The radiographic image tends to underestimate the severity of bone loss. The difference between the alveolar crest height and the radiographic appearance ranges from 0 to 1.6 mm, mostly accounted for by x-ray angulation.
Radiographs are an indirect method for determining the amount of bone loss in periodontal disease; they image the amount of remaining bone rather than the amount lost. The amount of bone lost is estimated to be the difference between the physiologic bone level and the height of the remaining bone.
The distance from the CEJ to the alveolar crest has been analyzed by several investigators.9-11 Most studies, conducted in adolescents, suggest a distance of 2 mm to reflect normal periodontium; this distance may be greater in older patients.
In periodontal disease the interdental bone undergoes changes that affect the lamina dura, crestal radiodensity, size and shape of the medullary spaces, and height and contour of the bone. Height of interdental bone may be reduced, with the crest perpendicular to the long axis of the adjacent teeth (horizontal bone loss; Figure 31-6), or angular or arcuate defects (angular, or vertical, bone loss; Figure 31-7) could form.
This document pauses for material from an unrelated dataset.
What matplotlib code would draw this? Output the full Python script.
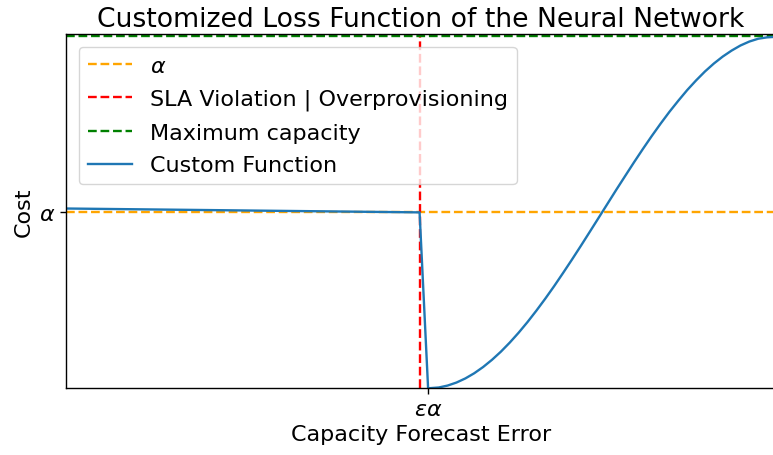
import matplotlib
matplotlib.use("Agg")
import matplotlib.pyplot as plt

# Data
x_left = [-1.0, -0.004]
y_left = [0.511, 0.5]
x_drop = [-0.004, 0.02]
y_drop = [0.5, 0.0]
x_right = [0.02, 0.05, 0.075, 0.10, 0.125, 0.15, 0.175, 0.20, 0.225, 0.25, 0.275,
           0.30, 0.325, 0.35, 0.375, 0.40, 0.425, 0.45, 0.475, 0.50, 0.525,
           0.55, 0.575, 0.60, 0.625, 0.65, 0.675, 0.70, 0.725, 0.75, 0.775,
           0.80, 0.825, 0.85, 0.875, 0.90, 0.925, 0.95, 0.975, 1.00]
y_right = [0.0, 0.0023, 0.0078, 0.0164, 0.0281, 0.0428, 0.0605, 0.0810, 0.1041,
           0.1299, 0.1580, 0.1883, 0.2207, 0.2547, 0.2903, 0.3275, 0.3655,
           0.4044, 0.4441, 0.4840, 0.5240, 0.5641, 0.6033, 0.6423, 0.6802,
           0.7170, 0.7523, 0.7861, 0.8176, 0.8478, 0.8752, 0.9006, 0.9231,
           0.9429, 0.9599, 0.9744, 0.9856, 0.9936, 0.9975, 0.999]
alpha_level = 0.5
max_capacity = 1.0
sla_x = -0.004
eps_alpha = 0.02

xs = x_left + x_drop[1:] + x_right[1:]
ys = y_left + y_drop[1:] + y_right[1:]

plt.rcParams["axes.linewidth"] = 1.0
plt.rcParams["xtick.major.width"] = 1.0
plt.rcParams["ytick.major.width"] = 1.0
plt.rcParams["xtick.major.size"] = 4
plt.rcParams["ytick.major.size"] = 4
plt.rcParams["lines.linewidth"] = 1.7

fig = plt.figure(figsize=(7.73, 4.56), dpi=100)
ax = fig.add_axes([66/773, (456-389.3)/456, (776-66)/773, (389.3-35)/456])

ax.axhline(alpha_level, color="orange", linestyle="--", label=r"$\alpha$")
ax.axvline(sla_x, color="red", linestyle="--", label="SLA Violation | Overprovisioning")
ax.axhline(max_capacity, color="green", linestyle="--", label="Maximum capacity")
ax.plot(xs, ys, color="#1f77b4", label="Custom Function")

ax.set_xlim(-1.0, 1.0)
ax.set_ylim(0, 1.007)
ax.set_xticks([eps_alpha])
ax.set_xticklabels([r"$\varepsilon\alpha$"], fontsize=16)
ax.set_yticks([alpha_level])
ax.set_yticklabels([r"$\alpha$"], fontsize=16)
ax.set_xlabel("Capacity Forecast Error", fontsize=16)
ax.set_ylabel("Cost", fontsize=16)
ax.set_title("Customized Loss Function of the Neural Network", fontsize=19.2)
ax.legend(loc="upper left", fontsize=16, labelspacing=0.575, borderaxespad=0.57)

fig.savefig("out.png", dpi=100)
Radiographs do not indicate the internal morphology or depth of craterlike defects. Also, radiographs do not reveal the extent of involvement on the facial and lingual surfaces. Bone destruction of facial and lingual surfaces is masked by the dense root structure, and bone destruction on the mesial and distal root surfaces may be partially hidden by superimposed anatomy, such as a dense mylohyoid ridge (Figure 31-8). In most cases, it can be assumed that bone losses seen interdentally continue in either the facial or the lingual aspect, creating a troughlike lesion.
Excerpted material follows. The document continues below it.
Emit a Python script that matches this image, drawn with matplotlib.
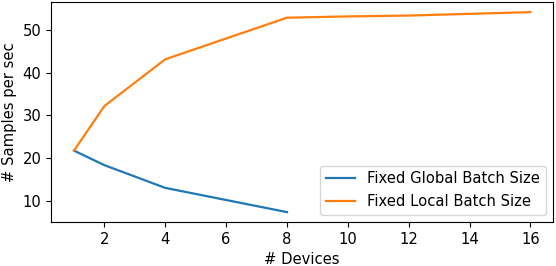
import matplotlib
matplotlib.use('Agg')
from matplotlib import pyplot as plt

# devices and throughput values
devices_global = [1, 2, 4, 8]
samples_global = [21.8, 18.4, 13.1, 7.45]

devices_local = [1, 2, 4, 8, 10, 12, 14, 16]
samples_local = [21.8, 32.2, 43.1, 52.8, 53.1, 53.3, 53.7, 54.1]

plt.rcParams['font.size'] = 10.6

fig = plt.figure(figsize=(5.56, 2.66), dpi=100)
ax = fig.add_axes([0.092, 0.165, 0.903, 0.827])
ax.plot(devices_global, samples_global, label='Fixed Global Batch Size', linewidth=1.6)
ax.plot(devices_local, samples_local, label='Fixed Local Batch Size', linewidth=1.6)
ax.set_xlabel('# Devices')
ax.set_ylabel('# Samples per sec')
ax.legend(loc='lower right')

fig.savefig('out.png', dpi=100)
Dense cortical facial and lingual plates of interdental bone obscure destruction of the intervening cancellous bone. Thus a deep craterlike defect between the facial and lingual plates might not be depicted on conventional radiographs. To record destruction of the interproximal cancellous bone radiographically, the cortical bone must be involved. A reduction of only 0.5 to 1.0 mm in the thickness of the cortical plate is sufficient to permit radiographic visualization of the destruction of the inner cancellous trabeculae.
Interdental bone loss may continue facially and/or lingually to form a troughlike defect that could be difficult to appreciate radiographically. These lesions may terminate on the radicular surface or may communicate with the adjacent interdental area to form one continuous lesion (Figure 31-9).
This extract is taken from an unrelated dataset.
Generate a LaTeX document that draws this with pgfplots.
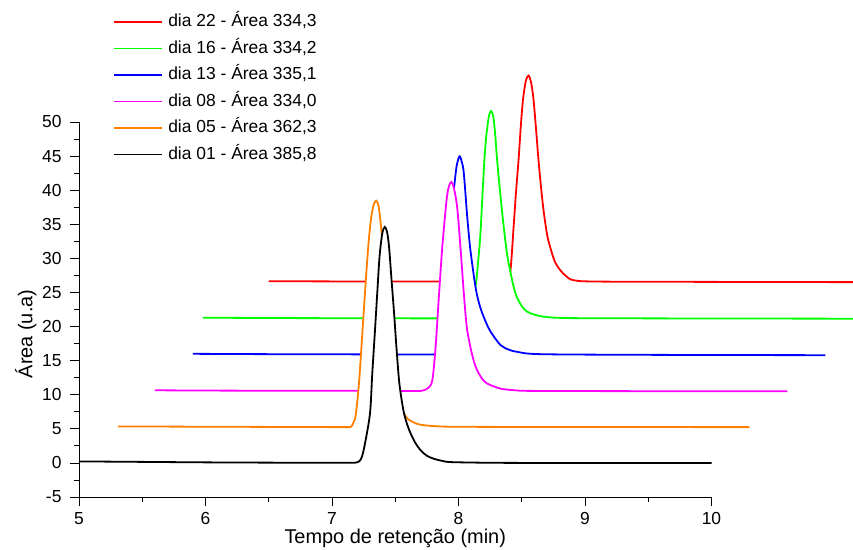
\documentclass[border=0pt]{standalone}
\usepackage{fontspec}
\setmainfont{Liberation Sans}
\usepackage{pgfplots}
\usepackage{pgfplotstable}
\pgfplotsset{compat=1.18}

\definecolor{cred}{RGB}{255,0,0}
\definecolor{cgreen}{RGB}{0,255,0}
\definecolor{cblue}{RGB}{0,0,255}
\definecolor{cmag}{RGB}{255,0,255}
\definecolor{corange}{RGB}{255,128,0}

\pgfplotstableread{
x y
6.5 26.65
7.0 26.62
7.6 26.6
8.2 26.6
8.3 26.7
8.35 27.0
8.385 27.5
8.41 28.06
8.436 34.7
8.455 39.8
8.475 44.5
8.493 49.5
8.51 53.3
8.532 56.0
8.554 56.8
8.575 55.7
8.593 53.3
8.612 49.2
8.632 44.5
8.652 40.5
8.672 37.1
8.70 33.5
8.724 31.7
8.76 29.6
8.803 28.3
8.85 27.4
8.908 26.8
9.09 26.6
10.0 26.55
11.5 26.5
}\tred

\pgfplotstableread{
x y
5.98 21.3
6.5 21.25
7.2 21.22
7.9 21.2
8.0 21.3
8.05 22.0
8.09 23.5
8.134 25.85
8.155 29.5
8.173 33.5
8.19 39.5
8.205 44.5
8.22 48.0
8.24 50.8
8.257 51.6
8.275 50.8
8.29 48.2
8.305 44.5
8.33 39.5
8.357 34.7
8.385 30.5
8.41 28.06
8.435 25.9
8.462 24.3
8.50 23.0
8.541 22.2
8.60 21.75
8.672 21.45
8.85 21.25
9.5 21.2
11.2 21.15
}\tgreen

\pgfplotstableread{
x y
5.9 16.0
6.5 15.95
7.2 15.92
7.78 15.9
7.80 15.92
7.819 16.05
7.85 18.0
7.88 23.0
7.91 30.0
7.94 36.0
7.963 40.0
7.985 43.5
8.008 44.97
8.025 44.2
8.042 42.5
8.069 36.1
8.094 31.25
8.134 25.85
8.16 23.6
8.187 22.0
8.22 20.5
8.252 19.3
8.331 17.3
8.40 16.6
8.462 16.3
8.646 15.95
9.5 15.85
10.9 15.8
}\tblue

\pgfplotstableread{
x y
5.6 10.65
6.2 10.6
7.0 10.58
7.6 10.55
7.70 10.55
7.727 10.66
7.76 11.0
7.793 12.1
7.819 17.0
7.845 24.4
7.872 31.7
7.906 38.6
7.925 40.6
7.945 41.2
7.965 40.2
7.99 37.4
8.016 31.5
8.042 24.9
8.065 20.0
8.094 17.0
8.12 15.0
8.147 13.6
8.185 12.4
8.226 11.65
8.331 10.9
8.45 10.65
8.59 10.56
9.5 10.52
10.6 10.5
}\tmag

\pgfplotstableread{
x y
5.31 5.35
5.8 5.32
6.5 5.28
7.0 5.25
7.12 5.25
7.15 5.3
7.17 5.9
7.189 7.2
7.215 12.1
7.245 20.5
7.27 27.5
7.29 32.5
7.31 36.0
7.33 37.9
7.35 38.45
7.368 37.7
7.384 35.3
7.40 32.0
7.43 24.5
7.46 17.0
7.50 11.0
7.53 8.7
7.557 7.7
7.596 6.5
7.65 5.9
7.701 5.6
7.806 5.4
8.0 5.3
9.0 5.26
10.3 5.25
}\torange

\pgfplotstableread{
x y
5.0 0.22
5.5 0.15
6.0 0.08
6.5 0.04
7.0 0.02
7.15 0.02
7.202 0.1
7.23 0.6
7.255 2.3
7.30 7.2
7.318 13.0
7.34 19.5
7.358 25.0
7.376 30.3
7.397 33.6
7.417 34.6
7.435 33.9
7.451 31.7
7.47 27.0
7.491 21.9
7.51 16.8
7.530 12.1
7.55 9.3
7.570 7.2
7.595 5.6
7.622 4.3
7.66 2.9
7.701 1.84
7.75 1.05
7.806 0.6
7.87 0.3
7.94 0.12
8.2 0.03
8.5 0.0
9.0 0.0
10.0 0.0
}\tblack

\begin{document}
\begin{tikzpicture}
\begin{axis}[
  name=ax,
  width=632.5bp, height=375bp, scale only axis,
  xmin=5, xmax=10, ymin=-5, ymax=50,
  clip=false,
  axis on top,
  axis lines=left,
  x axis line style={-},
  y axis line style={-},
  xtick={5,6,7,8,9,10},
  ytick={-5,0,5,10,15,20,25,30,35,40,45,50},
  minor x tick num=1,
  minor y tick num=1,
  tick align=outside,
  major tick length=9bp,
  minor tick length=5bp,
  tick style={black, line width=0.8bp},
  axis line style={line width=0.8bp},
  /pgf/number format/assume math mode=true,
  tick label style={font=\fontsize{17.5}{20}\selectfont},
  xticklabel style={yshift=-3bp},
  yticklabel style={xshift=-5bp},
  xlabel={Tempo de retenção (min)},
  ylabel={Área (u.a)},
  label style={font=\fontsize{20}{23}\selectfont},
  xlabel style={at={(axis description cs:0.5,0)}, anchor=center, yshift=-41bp},
  ylabel style={at={(axis description cs:-0.0841,0.4347)}, anchor=center},
  legend style={at={(axis description cs:0.0542,1.2885)}, anchor=north west,
    draw=none, fill=none, inner sep=0pt, row sep=10.5bp, column sep=5bp,
    font=\fontsize{17.5}{20}\selectfont,
    nodes={inner sep=0pt, text height=12.5bp, text depth=3.5bp, anchor=base west}},
  legend cell align=left,
  legend image code/.code={\draw[#1, line width=1.8bp] (0bp,4.5bp) -- (48bp,4.5bp);},
]
\addplot[draw=none, fill=white, forget plot, smooth, tension=0.5] table {\tred};
\addplot[cred, line width=1.8bp, smooth, tension=0.5] table {\tred};
\addlegendentry{dia 22 - Área 334,3}
\addplot[draw=none, fill=white, forget plot, smooth, tension=0.5] table {\tgreen};
\addplot[cgreen, line width=1.8bp, smooth, tension=0.5] table {\tgreen};
\addlegendentry{dia 16 - Área 334,2}
\addplot[draw=none, fill=white, forget plot, smooth, tension=0.5] table {\tblue};
\addplot[cblue, line width=1.8bp, smooth, tension=0.5] table {\tblue};
\addlegendentry{dia 13 - Área 335,1}
\addplot[draw=none, fill=white, forget plot, smooth, tension=0.5] table {\tmag};
\addplot[cmag, line width=1.8bp, smooth, tension=0.5] table {\tmag};
\addlegendentry{dia 08 - Área 334,0}
\addplot[draw=none, fill=white, forget plot, smooth, tension=0.5] table {\torange};
\addplot[corange, line width=1.8bp, smooth, tension=0.5] table {\torange};
\addlegendentry{dia 05 - Área 362,3}
\addplot[draw=none, fill=white, forget plot, smooth, tension=0.5] table {\tblack};
\addplot[black, line width=1.8bp, smooth, tension=0.5] table {\tblack};
\addlegendentry{dia 01 - Área 385,8}
\end{axis}
\pgfresetboundingbox
\useasboundingbox ([shift={(-79bp,-53bp)}]ax.south west) rectangle ++(853bp,550bp);
\end{tikzpicture}
\end{document}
Figure 31-10 shows two adjacent interdental lesions connecting on the radicular surface to form one interconnecting osseous lesion. Along with clinical probing of these lesions, the use of a radiopaque pointer placed in these radicular defects will demonstrate the extent of the bone loss.
Periodontal bone loss should be differentiated from normal anatomy or anatomic variants that can resemble disease. For example, nutrient canals in the alveolar bone can appear as linear and circular radiolucent areas (Figure 31-11). These canals can be seen more frequently in the anterior mandible, although they can be present throughout the alveolar ridge.